L’ogre arrive par ( Jamal Berraoui )
Il suffit d’écouter les radios, elles reflètent l’opinion publique marocaine et ses préoccupations. Le Ramadan et ses dépenses font l’essentiel des débats. Le gouvernement affirme que les marchés seront bien approvisionnés, c’est probablement vrai, mais à quel prix ? Selon les auditeurs, le prix du sésame a augmenté de 20 dh, celui des amandes de 15 dh. Ce sont des produits très utilisés par nos mères pour préparer les gâteaux.
Le Ramadan n’est pas un mois de consommation normale. C’est une question culturelle, on peut le regretter, ergoter là-dessus, mais la consommation des ménages au titre de l’alimentaire est démultipliée. Par ailleurs, ils consomment plus d’électricité parce qu’ils veillent tard.
Le minimum quand on gère un pays, c’est de prendre en considération ces aspects culturels.

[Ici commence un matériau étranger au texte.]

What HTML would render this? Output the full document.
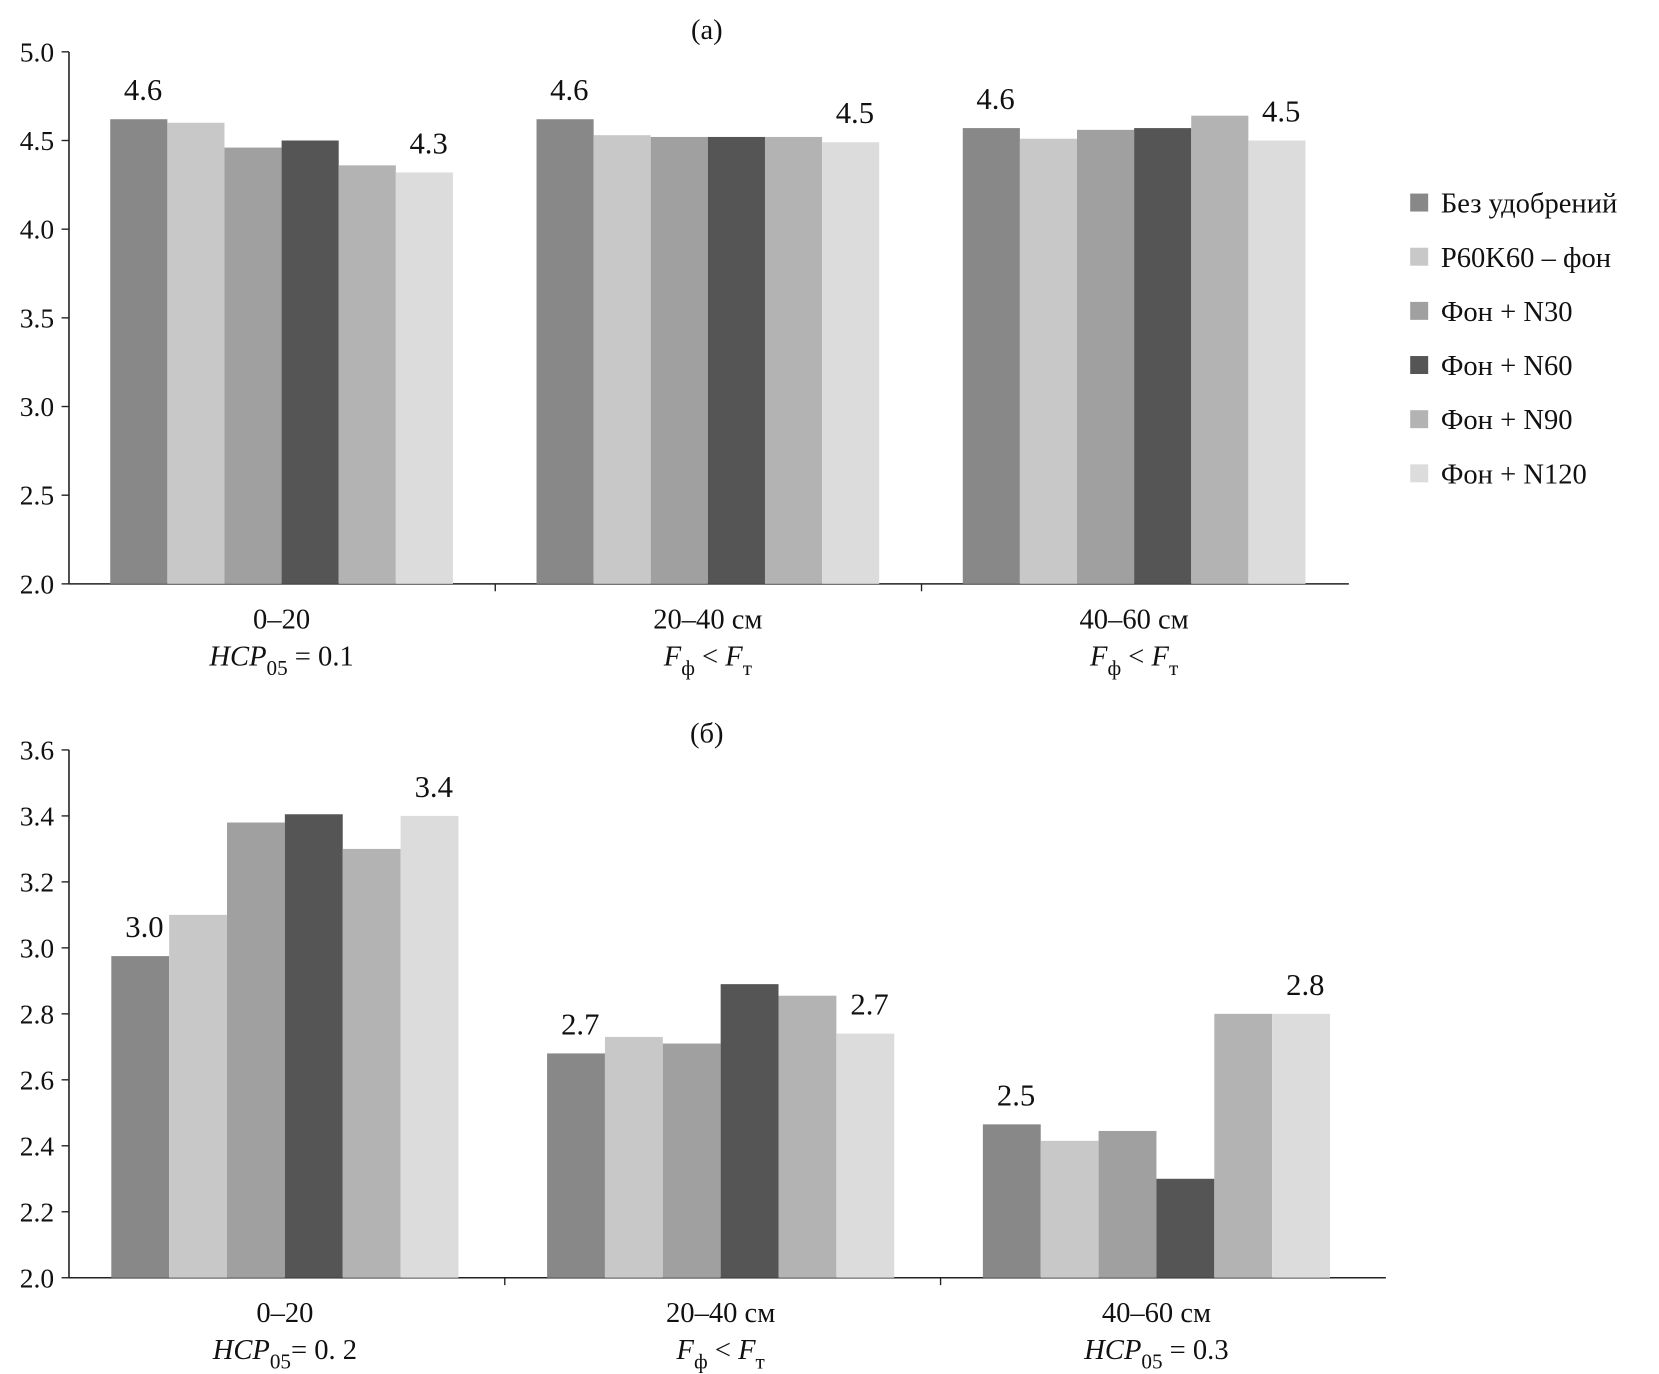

On le fait par le bas. Depuis une décennie, l’INDH, des Associations soutiennent les familles dans la précarité, par des dons en nature représentant le strict nécessaire. Mais, il n’y a aucune initiative pour maintenir les prix.
C’est un problème économique. Les familles des classes moyennes sortent du Ramadan avec le portefeuille à zéro, quand elles ne se sont pas endettées. Or, elles auront à affronter les congés, puis la rentrée scolaire. Je ne suis pas sûr que les chiffres corroborent ce que je dis, mais, j’ai l’impression que l’endettement des ménages va s’accentuer cet été.
Je ne plaide pas pour un changement de culture qui ne peut être que le résultat de transformations sociales. Mais, il est possible de peser sur les prix, en facilitant l’offre, voire en la gonflant par une action des autorités publiques. Les produits les plus utilisés sont communs à toute la population marocaine, répertoriés et les besoins facilement calculés. Il suffit qu’une autorité quelconque s’occupe de l’approvisionnement pour que la spéculation cesse.
Autre sujet d’inquiétude pour les familles, en dehors du pouvoir d’achat, c’est l’occupation des enfants. Nous sommes en pleines vacances estivales, que peut-on proposer aux 7-17 ans ? Rien. Les parents délaissent les plages pour des raisons de convictions religieuses, la famille vit au rythme du Ramadan, sommeil et réveil tardifs, et les enfants s’ennuient.
Il me paraît nécessaire de répondre à ce genre d’angoisses. Il ne suffit pas de prétendre, au nom de la modernité, changer les attitudes. Il faut prendre en charge les déphasages entre la culture enracinée et les exigences de la vie moderne, pour faciliter la vie aux citoyens. Le reste c’est de la parlotte, qui n’évite pas que le Ramadan, mois sacré, soit craint comme un ogre.